Occidental Petroleum Corporation (OXY)
With an $11.52 billion market cap, Occidental Petroleum is an independent exploration and production company with operations in the United States, Latin America, and the Middle East. The energy producer on Tuesday posted a third quarter loss of 84 cents per share on revenue of $3.3 billion. Wall Street had expected a loss of 70 cents per share on sales of $4.3 billion. To combat lower oil prices and weaker demand amid the ongoing health crisis, the company continues to focus on cost controls. Domestic operating expenses for the quarter were down 36% from the year-ago quarter. As of Nov. 11, 2020, the stock issues a 0.33% dividend yield and has tumbled 68% year to date. Over the past week, the shares have rebounded 27.76%, indicating a possible shift in sentiment.

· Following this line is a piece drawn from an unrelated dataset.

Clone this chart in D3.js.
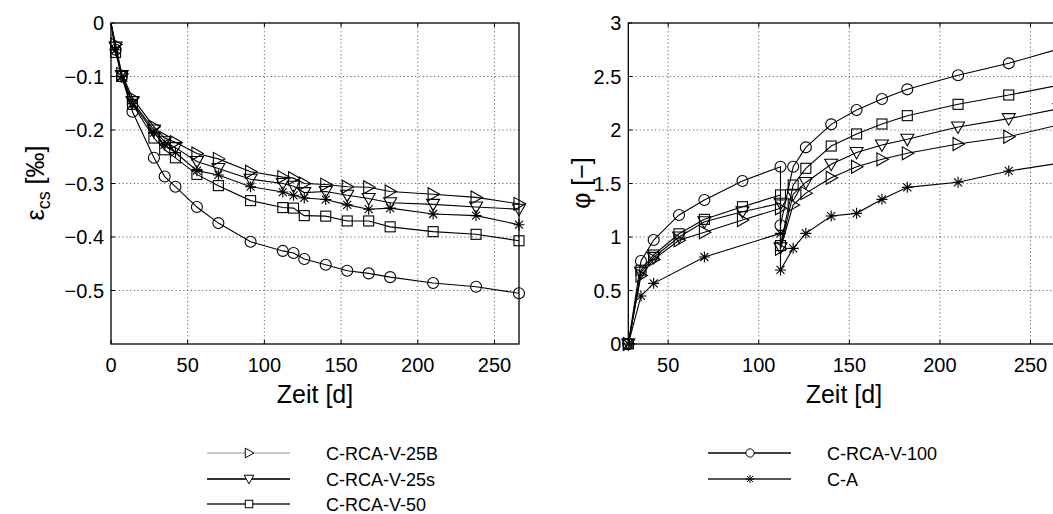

After plunging to a 20-year low just last month, the shares have reversed course rapidly to trade above a downtrend line that extends back to February. Furthermore, the move has occurred on above-average volume, indicating possible institutional buying. Active traders who enter here should consider scaling out at key overhead resistance levels $24.50 and $37.50 while limiting downside by placing a stop somewhere beneath the downtrend line.
Scaling out is the process of selling off portions of total held shares while the price increases. To scale out means to get out of a position (e.g., to sell) in increments as the price climbs.
Disclosure: The author held no positions in the aforementioned securities at the time of publication.